‘The Byzantine’ by Jaco | New Album, ‘Trace’

Uncategorized December 3, 2021

‘The Byzantine’ by Jaco | New Album, ‘Trace’

Exclusive video premiere of ‘The Byzantine’ by Jaco, taken from this latest album, ‘Trace’.

It takes a certain amount of grit, and unbridled creativity, to put out three albums in three years, yet with a little assistance from the time afforded by a global pandemic, that’s exactly what indie rock alter ego Jaco has done, churning out hook-after-hook of 90’s retro stylings for a modern day audience under the howling coronavirus moon.

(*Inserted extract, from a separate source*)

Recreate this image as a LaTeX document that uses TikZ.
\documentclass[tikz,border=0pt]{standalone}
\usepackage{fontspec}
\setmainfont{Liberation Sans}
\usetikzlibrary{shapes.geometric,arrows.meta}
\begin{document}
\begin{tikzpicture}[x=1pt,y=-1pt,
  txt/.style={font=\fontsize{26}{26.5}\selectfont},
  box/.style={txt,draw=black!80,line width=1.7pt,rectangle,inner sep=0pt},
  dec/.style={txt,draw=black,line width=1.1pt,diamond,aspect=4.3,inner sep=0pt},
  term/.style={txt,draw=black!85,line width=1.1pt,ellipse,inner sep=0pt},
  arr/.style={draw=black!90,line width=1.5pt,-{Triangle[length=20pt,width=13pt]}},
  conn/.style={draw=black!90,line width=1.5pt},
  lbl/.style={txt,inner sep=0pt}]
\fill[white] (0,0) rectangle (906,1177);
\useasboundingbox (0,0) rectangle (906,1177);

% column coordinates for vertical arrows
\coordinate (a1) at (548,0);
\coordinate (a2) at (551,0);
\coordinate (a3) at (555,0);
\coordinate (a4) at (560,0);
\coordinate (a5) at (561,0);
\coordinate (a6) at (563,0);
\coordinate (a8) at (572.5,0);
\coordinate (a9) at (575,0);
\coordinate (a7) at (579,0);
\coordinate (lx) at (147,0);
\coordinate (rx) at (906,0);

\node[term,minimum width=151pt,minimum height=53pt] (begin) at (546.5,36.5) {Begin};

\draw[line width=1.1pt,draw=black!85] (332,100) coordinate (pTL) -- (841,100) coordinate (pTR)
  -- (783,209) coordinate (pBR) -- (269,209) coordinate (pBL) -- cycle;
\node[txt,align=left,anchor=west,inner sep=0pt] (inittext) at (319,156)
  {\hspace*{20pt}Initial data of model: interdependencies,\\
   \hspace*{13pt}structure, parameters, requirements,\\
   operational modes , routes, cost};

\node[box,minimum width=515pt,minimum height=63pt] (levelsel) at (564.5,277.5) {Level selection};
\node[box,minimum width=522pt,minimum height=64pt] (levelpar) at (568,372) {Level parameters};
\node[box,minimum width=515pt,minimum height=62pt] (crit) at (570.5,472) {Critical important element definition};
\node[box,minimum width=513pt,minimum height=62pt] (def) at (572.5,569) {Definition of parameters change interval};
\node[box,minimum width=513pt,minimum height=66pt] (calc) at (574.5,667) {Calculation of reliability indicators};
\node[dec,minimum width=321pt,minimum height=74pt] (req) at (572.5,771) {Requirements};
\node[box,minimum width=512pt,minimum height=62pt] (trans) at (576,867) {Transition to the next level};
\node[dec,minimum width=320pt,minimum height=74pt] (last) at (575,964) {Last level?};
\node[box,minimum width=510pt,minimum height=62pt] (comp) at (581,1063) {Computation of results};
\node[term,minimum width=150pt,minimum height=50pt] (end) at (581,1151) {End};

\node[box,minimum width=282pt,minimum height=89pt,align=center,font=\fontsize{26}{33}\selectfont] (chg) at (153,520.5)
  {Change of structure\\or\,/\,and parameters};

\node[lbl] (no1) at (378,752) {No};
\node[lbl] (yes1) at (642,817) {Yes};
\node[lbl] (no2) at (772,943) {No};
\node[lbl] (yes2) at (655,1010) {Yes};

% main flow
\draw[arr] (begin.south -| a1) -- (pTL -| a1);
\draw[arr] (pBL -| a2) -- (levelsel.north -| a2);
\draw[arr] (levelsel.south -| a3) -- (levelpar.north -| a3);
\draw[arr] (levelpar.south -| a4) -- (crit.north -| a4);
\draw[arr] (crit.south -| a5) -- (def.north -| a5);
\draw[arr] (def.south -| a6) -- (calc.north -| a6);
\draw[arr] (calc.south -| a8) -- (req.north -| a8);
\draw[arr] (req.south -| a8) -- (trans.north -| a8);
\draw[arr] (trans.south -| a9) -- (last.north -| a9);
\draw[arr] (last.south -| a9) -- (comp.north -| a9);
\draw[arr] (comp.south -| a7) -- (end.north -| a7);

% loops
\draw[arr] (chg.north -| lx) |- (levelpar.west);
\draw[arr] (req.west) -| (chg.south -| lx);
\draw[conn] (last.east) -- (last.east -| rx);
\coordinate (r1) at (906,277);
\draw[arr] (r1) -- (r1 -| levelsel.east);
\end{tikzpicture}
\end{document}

Completing his pun-laden trilogy of hyper-focused rock and roll with the help of longtime confidant/producer Les Nuby, Jaco’s homespun tales of suburban ennui and cultural discontent— all wrapped in the bright, shiny foil of his surprisingly upbeat sound— have come full circle in this final addition of a song cycle that started out as a personal artistic challenge, and ended up as a compendium of 21st century anxiety and confusion in the grips of a world turned upside down.

Jaco Trace by Brandon Brown

“Making three records back to back has taught me a lot and introduced yet a new layer of humbling music-making appreciation. For this third record, I once again mined my Evernote account, pulling together the best-most-recent ideas. I also worked again with old friend and ex-bandmate (Vulture Whale), Les Nuby who co-produced and filled in the more shreddy parts of the album.”

Traversing some of the same sonic territory as his last two LPs— think Ride meets Weezer with a dash of Sugar and Teenage Fanclub thrown in— Jaco has managed to once again expand his musical pallet to include a wider range of sounds and sonorities on his newest offering, touching on everything from the dour melodicism of Morphine (‘Control Me’) to the alt-country riffs of Son Volt (‘A Trace’) and even the psychedelic grunge of Screaming Trees (‘I Blow My Mind’), all threaded together in his unique blend of pop-centric tunes with catchy, overdrive dynamics.


And whether it’s the opening second song Brit-pop blast of ‘The Byzantine’, the lumbering greatness of ‘Wanna Get High’, the lo-fi teaser-turned-power chord showcase of ’21st Century TV’, or the motorik beat of the ‘Heroes’-era Bowie closing track of ‘Wanna Feel Sad’, Jaco’s third album traces more than just a life inside a fractured and disease-ridden world. It traces the arc of a life inside music and the sounds that shaped it rediscovered and refracted back onto itself, bubbling up to the surface after a year of solitude and lockdowns. And during a time when most of us were just trying to make it to through the next day, that’s no small feat. Jaco just put it all to tape where the rest of us could hear it.

“This time around I was more conscious about the efficiency of the songs and not making them too long and wasting people’s time or anything. Most tracks hover around four minutes. ‘The Byzantine’ is a good example of a song that starts up, states its case, and then shuts the F up. I chose that one as a single, because it seemed the most head-noddable, direct and accessible, plus I liked the confidence of it.”